# [Work to complete]
Please, without the pictures, retype exactly the lines from the start of the material through the line that holds "for (let k = 0; k <= N_BINS;".

—————

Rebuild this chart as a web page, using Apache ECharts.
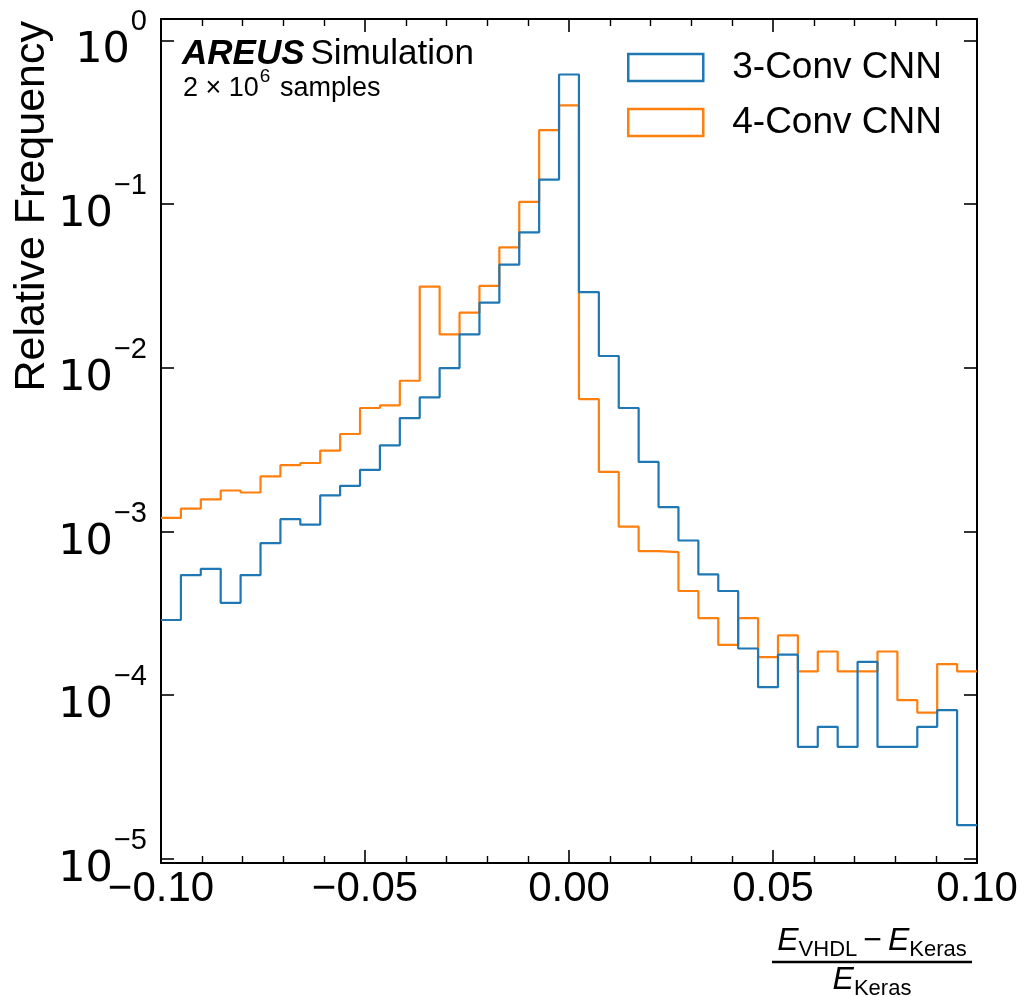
<!DOCTYPE html>
<html>
<head>
<meta charset="utf-8">
<script src="https://cdn.jsdelivr.net/npm/echarts@6/dist/echarts.min.js"></script>
<style>
html,body{margin:0;padding:0;background:#fff;}
#chart{width:1024px;height:997px;}
</style>
</head>
<body>
<div id="chart"></div>
<script>
// Histogram layout: 41 equal bins spanning [-0.1, 0.1]
const BIN_MIN = -0.1;
const BIN_MAX = 0.1;
const N_BINS = 41;

// Relative frequency per bin
const cnn3 = [2.88e-4, 5.42e-4, 5.92e-4, 3.67e-4, 5.42e-4, 8.49e-4, 1.19e-3, 1.10e-3, 1.66e-3, 1.90e-3,
              2.38e-3, 3.36e-3, 4.93e-3, 6.6e-3, 9.95e-3, 1.60e-2, 2.50e-2, 4.26e-2, 6.72e-2, 0.141,
              0.618, 2.90e-2, 1.18e-2, 5.68e-3, 2.66e-3, 1.41e-3, 8.81e-4, 5.47e-4, 4.33e-4, 1.93e-4,
              1.12e-4, 1.77e-4, 4.84e-5, 6.41e-5, 4.84e-5, 1.60e-4, 4.84e-5, 4.84e-5, 6.41e-5, 8.1e-5,
              1.61e-5];
const cnn4 = [1.21e-3, 1.38e-3, 1.57e-3, 1.78e-3, 1.73e-3, 2.17e-3, 2.54e-3, 2.62e-3, 3.12e-3, 3.94e-3,
              5.68e-3, 5.89e-3, 8.33e-3, 3.13e-2, 1.60e-2, 2.17e-2, 3.16e-2, 5.44e-2, 0.103, 0.283,
              0.400, 6.44e-3, 2.31e-3, 1.07e-3, 7.59e-4, 7.48e-4, 4.33e-4, 2.96e-4, 2.03e-4, 2.96e-4,
              1.71e-4, 2.32e-4, 1.40e-4, 1.85e-4, 1.40e-4, 1.40e-4, 1.85e-4, 9.33e-5, 7.84e-5, 1.55e-4,
              1.40e-4];
const seriesNames = ['3-Conv CNN', '4-Conv CNN'];
const Y_MIN = 9.45e-6;
const Y_MAX = 1.349;

const edges = [];
for (let k = 0; k <= N_BINS; k++) edges.push(BIN_MIN + (BIN_MAX - BIN_MIN) * k / N_BINS);

function stepPoints(vals) {
  const pts = [];
  for (let k = 0; k < vals.length; k++) {
    pts.push([edges[k], vals[k]]);
    pts.push([edges[k + 1], vals[k]]);
  }
  return pts;
}

const FONT = 'Liberation Sans';
const BLUE = '#1f77b4', ORANGE = '#ff7f0e';

function xFmt(v) {
  if (Math.abs(v) < 1e-9) return '0.00';
  return (v < 0 ? '\u2212' : '') + Math.abs(v).toFixed(2);
}
function yFmt(v) {
  const l = Math.log10(v);
  const e = Math.round(l);
  if (Math.abs(l - e) > 1e-6) return '';
  return '{b|10}{s|' + (e < 0 ? '\u2212' + (-e) : e) + '}';
}

const chart = echarts.init(document.getElementById('chart'), null, {renderer: 'canvas'});
const axisLine = {show: true, onZero: false, lineStyle: {color: '#000', width: 2}};

chart.setOption({
  animation: false,
  backgroundColor: '#fff',
  grid: {left: 161, top: 19, width: 816, height: 844, containLabel: false},
  xAxis: [{
    type: 'value', min: BIN_MIN, max: BIN_MAX, interval: 0.05, position: 'bottom',
    axisLine: axisLine,
    axisTick: {show: true, inside: true, length: 13, lineStyle: {color: '#000', width: 1.6}},
    minorTick: {show: true, splitNumber: 5, length: 7, lineStyle: {color: '#000', width: 1.4}},
    splitLine: {show: false}, minorSplitLine: {show: false},
    axisLabel: {show: true, margin: 5, formatter: xFmt, fontFamily: FONT, fontSize: 42, color: '#000',
                showMinLabel: true, showMaxLabel: true, hideOverlap: false}
  }, {
    type: 'value', min: BIN_MIN, max: BIN_MAX, interval: 0.05, position: 'top',
    axisLine: axisLine,
    axisTick: {show: true, inside: true, length: 13, lineStyle: {color: '#000', width: 1.6}},
    minorTick: {show: true, splitNumber: 5, length: 7, lineStyle: {color: '#000', width: 1.4}},
    splitLine: {show: false}, axisLabel: {show: false}
  }],
  yAxis: [{
    type: 'log', logBase: 10, min: Y_MIN, max: Y_MAX, position: 'left',
    axisLine: axisLine,
    axisTick: {show: true, inside: true, length: 13, lineStyle: {color: '#000', width: 1.6}},
    minorTick: {show: false}, splitLine: {show: false},
    axisLabel: {
      show: true, margin: 14, formatter: yFmt, color: '#000', showMinLabel: true, showMaxLabel: true,
      rich: {
        b: {fontFamily: 'DejaVu Sans', fontSize: 43, lineHeight: 44, verticalAlign: 'bottom', color: '#000'},
        s: {fontFamily: FONT, fontSize: 29, lineHeight: 65, verticalAlign: 'top', color: '#000', padding: [0, 0, 0, 1]}
      }
    }
  }, {
    type: 'log', logBase: 10, min: Y_MIN, max: Y_MAX, position: 'right',
    axisLine: axisLine,
    axisTick: {show: true, inside: true, length: 13, lineStyle: {color: '#000', width: 1.6}},
    minorTick: {show: false}, splitLine: {show: false}, axisLabel: {show: false}
  }],
  legend: {
    orient: 'vertical', left: 622, top: 44, itemWidth: 75, itemHeight: 27, itemGap: 18,
    icon: 'rect', selectedMode: false,
    textStyle: {fontFamily: FONT, fontSize: 37, color: '#000', padding: [0, 0, 0, 24]},
    data: [
      {name: seriesNames[0], icon: 'rect', itemStyle: {color: 'rgba(0,0,0,0)', borderColor: BLUE, borderWidth: 2.5}},
      {name: seriesNames[1], icon: 'rect', itemStyle: {color: 'rgba(0,0,0,0)', borderColor: ORANGE, borderWidth: 2.5}}
    ]
  },
  series: [{
    name: seriesNames[0], type: 'line', xAxisIndex: 0, yAxisIndex: 0,
    data: stepPoints(cnn3), showSymbol: false, symbol: 'none',
    lineStyle: {color: BLUE, width: 2.2}, itemStyle: {color: BLUE}, z: 3
  }, {
    name: seriesNames[1], type: 'line', xAxisIndex: 0, yAxisIndex: 0,
    data: stepPoints(cnn4), showSymbol: false, symbol: 'none',
    lineStyle: {color: ORANGE, width: 2.2}, itemStyle: {color: ORANGE}, z: 2
  }],
  graphic: [
    {type: 'text', x: 32, y: 21, rotation: Math.PI / 2,
     style: {text: 'Relative Frequency', fontFamily: FONT, fontSize: 43, fill: '#000', align: 'right', verticalAlign: 'middle'}},
    {type: 'text', x: 182, y: 37,
     style: {text: '{a|AREUS}{n|Simulation}', verticalAlign: 'top', align: 'left',
       rich: {
         a: {fontFamily: FONT, fontSize: 35, fontWeight: 'bold', fontStyle: 'italic', fill: '#000'},
         n: {fontFamily: FONT, fontSize: 35, fill: '#000', padding: [0, 0, 0, 6]}
       }}},
    {type: 'text', x: 183, y: 67,
     style: {text: '{n|2 \u00d7 10}{s|6}{n| samples}', verticalAlign: 'top', align: 'left',
       rich: {
         n: {fontFamily: FONT, fontSize: 27, lineHeight: 27, verticalAlign: 'bottom', fill: '#000'},
         s: {fontFamily: FONT, fontSize: 19, lineHeight: 35, verticalAlign: 'top', fill: '#000', padding: [0, 2, 0, 1]}
       }}},
    {type: 'text', x: 872, y: 925,
     style: {text: '{e|E}{u|VHDL}{n|\u2212}{e|E}{u|Keras}', verticalAlign: 'top', align: 'center',
       rich: {
         e: {fontFamily: FONT, fontSize: 32, lineHeight: 36, fontStyle: 'italic', verticalAlign: 'top', fill: '#000'},
         n: {fontFamily: FONT, fontSize: 32, lineHeight: 36, verticalAlign: 'top', fill: '#000', padding: [0, 6, 0, 6]},
         u: {fontFamily: FONT, fontSize: 22, lineHeight: 22, verticalAlign: 'bottom', fill: '#000'}
       }}},
    {type: 'line', shape: {x1: 772, y1: 962, x2: 972, y2: 962}, style: {stroke: '#000', lineWidth: 2.5}},
    {type: 'text', x: 872, y: 964,
     style: {text: '{e|E}{u|Keras}', verticalAlign: 'top', align: 'center',
       rich: {
         e: {fontFamily: FONT, fontSize: 32, lineHeight: 36, fontStyle: 'italic', verticalAlign: 'top', fill: '#000'},
         u: {fontFamily: FONT, fontSize: 22, lineHeight: 22, verticalAlign: 'bottom', fill: '#000'}
       }}}
  ]
});
</script>
</body>
</html>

—————

# [Task result]
Rebuild this chart as a web page, using Apache ECharts.
<!DOCTYPE html>
<html>
<head>
<meta charset="utf-8">
<script src="https://cdn.jsdelivr.net/npm/echarts@6/dist/echarts.min.js"></script>
<style>
html,body{margin:0;padding:0;background:#fff;}
#chart{width:1024px;height:997px;}
</style>
</head>
<body>
<div id="chart"></div>
<script>
// Histogram layout: 41 equal bins spanning [-0.1, 0.1]
const BIN_MIN = -0.1;
const BIN_MAX = 0.1;
const N_BINS = 41;

// Relative frequency per bin
const cnn3 = [2.88e-4, 5.42e-4, 5.92e-4, 3.67e-4, 5.42e-4, 8.49e-4, 1.19e-3, 1.10e-3, 1.66e-3, 1.90e-3,
              2.38e-3, 3.36e-3, 4.93e-3, 6.6e-3, 9.95e-3, 1.60e-2, 2.50e-2, 4.26e-2, 6.72e-2, 0.141,
              0.618, 2.90e-2, 1.18e-2, 5.68e-3, 2.66e-3, 1.41e-3, 8.81e-4, 5.47e-4, 4.33e-4, 1.93e-4,
              1.12e-4, 1.77e-4, 4.84e-5, 6.41e-5, 4.84e-5, 1.60e-4, 4.84e-5, 4.84e-5, 6.41e-5, 8.1e-5,
              1.61e-5];
const cnn4 = [1.21e-3, 1.38e-3, 1.57e-3, 1.78e-3, 1.73e-3, 2.17e-3, 2.54e-3, 2.62e-3, 3.12e-3, 3.94e-3,
              5.68e-3, 5.89e-3, 8.33e-3, 3.13e-2, 1.60e-2, 2.17e-2, 3.16e-2, 5.44e-2, 0.103, 0.283,
              0.400, 6.44e-3, 2.31e-3, 1.07e-3, 7.59e-4, 7.48e-4, 4.33e-4, 2.96e-4, 2.03e-4, 2.96e-4,
              1.71e-4, 2.32e-4, 1.40e-4, 1.85e-4, 1.40e-4, 1.40e-4, 1.85e-4, 9.33e-5, 7.84e-5, 1.55e-4,
              1.40e-4];
const seriesNames = ['3-Conv CNN', '4-Conv CNN'];
const Y_MIN = 9.45e-6;
const Y_MAX = 1.349;

const edges = [];
for (let k = 0; k <= N_BINS; k++) edges.push(BIN_MIN + (BIN_MAX - BIN_MIN) * k / N_BINS);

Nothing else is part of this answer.